Despite the diverse and dissimilar worldviews and their respective key points, all the narratives presented thus far place the ancients Hebrews as key players in the universal process of educating humanity. Regardless of their limitations, it was the Hebrews who bore the message of a rational universal religion that transcends local differences and paved the way to uniting the human race in its entirety.

The Hebrews are judged for their contribution to world education (Weltaufklärung). In this context, the conquest of Canaan and the slaughter of its inhabitants are presented as steps made to overcome barbarism for a more rational life. This is, for example, the main justification used by the philosopher and biblical scholar Johann Gottfried Herder to explain the extermination of the Canaanites: The Israelites were forced to evacuate residents of the land so that they may settle in Israel and fulfill their role in disseminating the concept of the One God. The various stages of Hebrew history, including conquest of the Land of Israel, constitute milestones on the course of humanity’s progress.

Several German researchers even describe the wanderings of Abraham as a journey to establish the settlements (“Stammcolonie”) in wild or uninhabited lands, and Abraham himself as a colony leader (“Colonienführer”). Despite being simple shepherds, the Hebrews were the representatives of progress in the dark days of early history.

The Jew’s special path

Until the 18th century historical thinking was almost completely dominated by a paradigm of decline, whereby humanity’s original generations had held divine knowledge that was then stripped from them during the Flood. As such, the Hebrews enjoyed the exalted aura of a primordial civilization, a nation bearing the ancient traditions of early generations of humanity. In the mid-18th century this paradigm was pushed aside to make room for an incremental approach of developing civilization. The establishment of political institutions and accumulation of knowledge were described as Bildung (“education”). The earliest history thus garnered a new image: a time of wild savagery when people were uncouth and ignorant creatures. John Locke’s famous quote – “In the beginning, all the world was America”[4] finally changed even this obstinate view of the biblical age, and in future years the Jews would be similarly portrayed as the Native American Indians of the New World.

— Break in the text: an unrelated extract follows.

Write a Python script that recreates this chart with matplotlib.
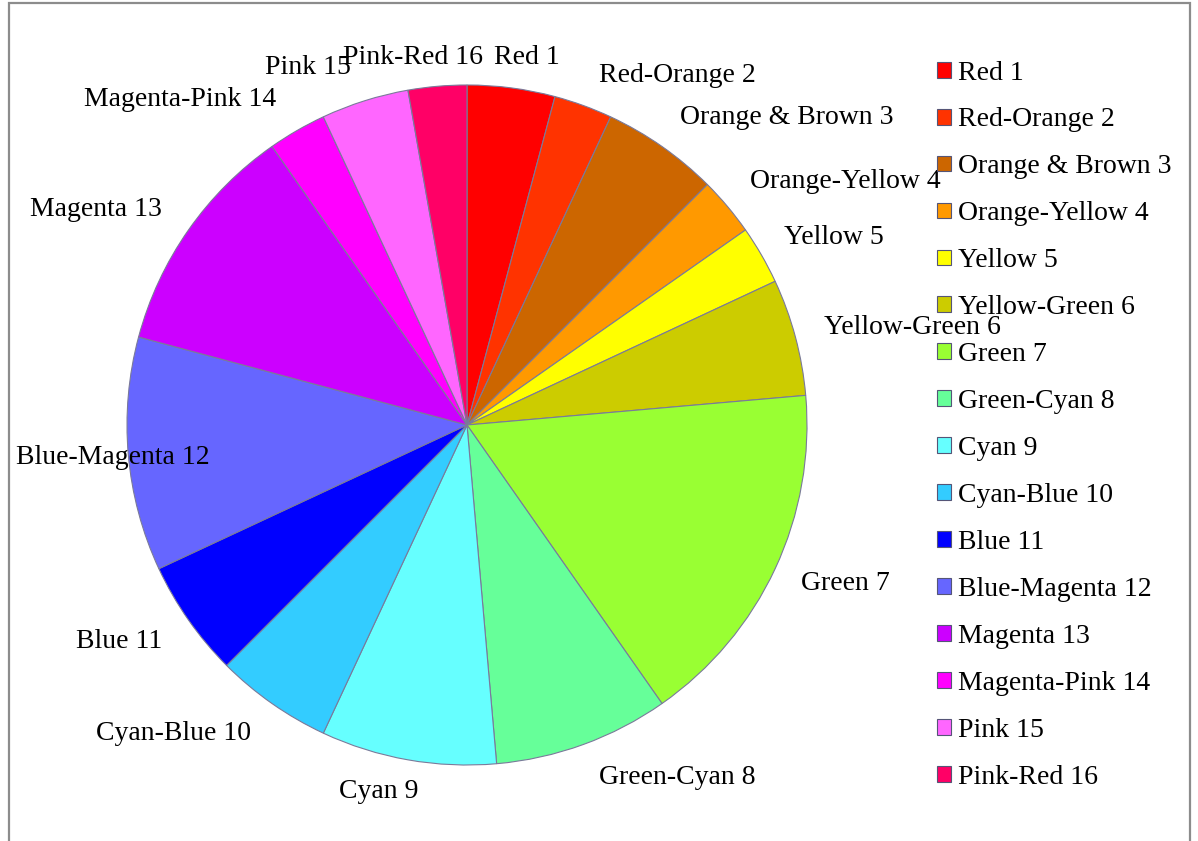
import matplotlib
matplotlib.use("Agg")
import matplotlib.pyplot as plt
from matplotlib.patches import Rectangle

# ---- data ----
categories = ["Red 1", "Red-Orange 2", "Orange & Brown 3", "Orange-Yellow 4", "Yellow 5",
              "Yellow-Green 6", "Green 7", "Green-Cyan 8", "Cyan 9", "Cyan-Blue 10",
              "Blue 11", "Blue-Magenta 12", "Magenta 13", "Magenta-Pink 14", "Pink 15",
              "Pink-Red 16"]
values = [1.5, 1, 2, 1, 1, 2, 6, 3, 3, 2, 2, 4, 4, 1, 1.5, 1]
colors = ["#FF0000", "#FF3300", "#CC6600", "#FF9900", "#FFFF00", "#CCCC00", "#99FF33",
          "#66FF99", "#66FFFF", "#33CCFF", "#0000FF", "#6666FF", "#CC00FF", "#FF00FF",
          "#FF66FF", "#FF0066"]

# ---- layout (pixel positions of label centres in reference) ----
label_px = [(527, 57), (677, 75), (787, 117), (845, 182), (834, 238), (912, 328),
            (845, 583), (677, 777), (379, 792), (173, 733), (119, 642), (113, 458),
            (96, 210), (180, 100), (308, 68), (413, 57)]

W, H = 1198, 841
cx, cy, R = 467, 425, 340
FONT = "Liberation Serif"
FS = 20

fig = plt.figure(figsize=(W / 100, H / 100), dpi=100)
fig.patch.set_facecolor("white")
ax = fig.add_axes([(cx - R) / W, (H - cy - R) / H, 2 * R / W, 2 * R / H])
wedges, texts = ax.pie(values, labels=categories, colors=colors, startangle=90,
                       counterclock=False,
                       wedgeprops=dict(edgecolor="#7a7a9a", linewidth=0.8),
                       textprops=dict(family=FONT, fontsize=FS, color="black"))
for t, (px, py) in zip(texts, label_px):
    t.set_position(((px - cx) / R, (cy - py) / R))
    t.set_ha("center")
    t.set_va("center")
ax.set_xlim(-1, 1)
ax.set_ylim(-1, 1)
ax.set_aspect("auto")
ax.axis("off")

leg = fig.legend(wedges, categories, loc="upper left",
                 bbox_to_anchor=(937 / W, 1 - 60.5 / H), frameon=False,
                 prop=dict(family=FONT, size=FS), borderpad=0, borderaxespad=0,
                 handlelength=0.5, handleheight=0.5, handletextpad=0.25,
                 labelspacing=0.79)
for h in leg.legend_handles:
    h.set_edgecolor("#555577")
    h.set_linewidth(0.8)

# outer chart frame
fig.add_artist(Rectangle((9 / W, -0.01), (1190 - 9) / W, 1 - 3 / H + 0.01,
                         transform=fig.transFigure, fill=False,
                         edgecolor="#8c8c8c", linewidth=1.6))

fig.savefig("out.png", dpi=100)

Nonetheless, in the historical narrative of Herder and several of his contemporaries, the traditional role of Jews as the “Holy People” is preserved, and they retain their status as bearers of religious truth, albeit within a secularized historic framework rooted in ideas of race and culture. The violent clash between the Hebrew faithful, descendents of Shem, and the Canaanite traders, the descendents of Ham, encapsulates the conflict between two opposing ideals of historical standing, two codes of rules standing side by side within the text.

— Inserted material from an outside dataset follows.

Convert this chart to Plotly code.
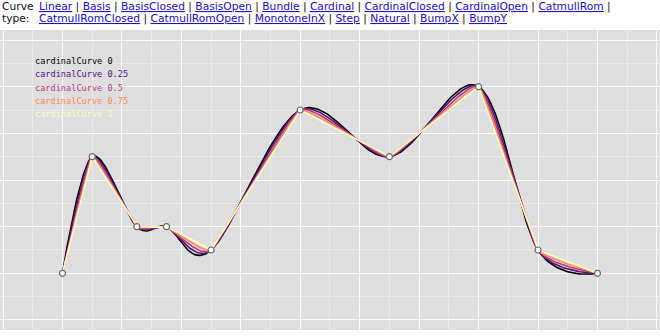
import numpy as np
import plotly.graph_objects as go

# ---- data ----
xs = [0, 1, 2.5, 3.5, 5, 8, 11, 14, 16, 18]
ys = [0, 5, 2, 2, 1, 7, 5, 8, 1, 0]
tensions = [0, 0.25, 0.5, 0.75, 1]
colors = ["#000004", "#51127c", "#b73779", "#fc8961", "#fcfdbf"]
curve_types_line1 = ["Linear", "Basis", "BasisClosed", "BasisOpen", "Bundle",
                     "Cardinal", "CardinalClosed", "CardinalOpen", "CatmullRom"]
curve_types_line2 = ["CatmullRomClosed", "CatmullRomOpen", "MonotoneInX", "Step",
                     "Natural", "BumpX", "BumpY"]


def cardinal(px, py, tension, steps=40):
    k = (1 - tension) / 6.0
    P = np.column_stack([px, py]).astype(float)
    n = len(P)
    out = [P[0]]
    t = np.linspace(0, 1, steps)[1:, None]
    for i in range(n - 1):
        p1, p2 = P[i], P[i + 1]
        c1 = p1 if i == 0 else p1 + k * (p2 - P[i - 1])
        c2 = p2 if i == n - 2 else p2 - k * (P[i + 2] - p1)
        seg = ((1 - t) ** 3) * p1 + 3 * ((1 - t) ** 2) * t * c1 + 3 * (1 - t) * t ** 2 * c2 + t ** 3 * p2
        out.extend(seg)
    out = np.array(out)
    return out[:, 0], out[:, 1]


fig = go.Figure()
for ten, col in zip(tensions, colors):
    cx, cy = cardinal(xs, ys, ten)
    fig.add_trace(go.Scatter(x=cx, y=cy, mode="lines", line=dict(color=col, width=1.6),
                             hoverinfo="skip", showlegend=False))

fig.add_trace(go.Scatter(x=xs, y=ys, mode="markers",
                         marker=dict(symbol="circle", size=6, color="white",
                                     line=dict(color="#666666", width=1.2)),
                         showlegend=False))

# legend-like labels
leg_y = [61, 74.3, 87.5, 100.8, 114]
for ten, col, py in zip(tensions, colors, leg_y):
    fig.add_annotation(xref="paper", yref="paper", x=33 / 660, y=(330 - py) / 300,
                       xanchor="left", yanchor="middle", showarrow=False,
                       text=f"cardinalCurve {ten:g}",
                       font=dict(family="DejaVu Sans Mono", size=8.6, color=col))

# header
link = "<span style='color:#1a0dcc'><u>{}</u></span>"
sep = " | "
line1 = sep.join(link.format(c) for c in curve_types_line1) + " |"
line2 = sep.join(link.format(c) for c in curve_types_line2)
hdr_font = dict(family="DejaVu Sans", size=10.7, color="#111111")
fig.add_annotation(xref="paper", yref="paper", x=0, y=(330 - 6.5) / 300, xanchor="left",
                   yanchor="middle", showarrow=False, text="Curve", font=hdr_font)
fig.add_annotation(xref="paper", yref="paper", x=0, y=(330 - 18.5) / 300, xanchor="left",
                   yanchor="middle", showarrow=False, text="type:", font=hdr_font)
fig.add_annotation(xref="paper", yref="paper", x=37 / 660, y=(330 - 6.5) / 300, xanchor="left",
                   yanchor="middle", showarrow=False, text=line1, font=hdr_font)
fig.add_annotation(xref="paper", yref="paper", x=37 / 660, y=(330 - 18.5) / 300, xanchor="left",
                   yanchor="middle", showarrow=False, text=line2, font=hdr_font)

axis_common = dict(showticklabels=False, zeroline=False, showline=False, ticks="",
                   gridcolor="rgba(255,255,255,0.9)", gridwidth=1.3, tick0=0, dtick=2,
                   minor=dict(dtick=1, tick0=0, showgrid=True,
                              gridcolor="rgba(255,255,255,0.35)", gridwidth=1))
fig.update_xaxes(range=[-62.5 / 29.72, (660 - 62.5) / 29.72], **axis_common)
fig.update_yaxes(range=[-2.43, 10.43], **axis_common)

fig.update_layout(width=660, height=336, margin=dict(l=0, r=0, t=30, b=6),
                  plot_bgcolor="#dedede", paper_bgcolor="white")

fig.write_html("out.html")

The last two decades of the 18th century, and the rest of the 19th century, tipped the scales of this European perception of civilizations history towards its Hamite orbit, a view that would steadily become Aryan and pull away from its Hebrew-Semite counterpart. As progress and cultural development as a narrative of refinement and sophistication become increasingly entrenched, so would the Hebrews lose their central and favored role in the great drama of early history.

“Holy history” became another, quite marginal, path among the many diverse byways of general history. The Hebrews-Jews would be shut out from the history of human civilization. The People of Israel may yet be acknowledged as bearers of religious traditions from before the Flood, but it is their pagan neighbors, and the descendents of Ham and Japheth, who were given the skills for developing civilization and culture. The religious simplicity, so lauded by Herder, would later be described as primitive stubbornness, as a fossilized inability to promote cultural achievement.


[1] Friedrich Schiller, “Was heißt und zu welchem Ende studiert man Universalgeschichte”, Deutschen Merkur. 1789, I, 52

[2]  Gatterer, Abriss der Universalhistorie. s. 203

[3] Gotthold Ephraim Lessing, Die Erziehung des Menschengeschlechts. Berlin: [s.n.], 1780.§. 16

[4] John Locke, Second Treatise on Government.London: [s.n.], 1690, 155.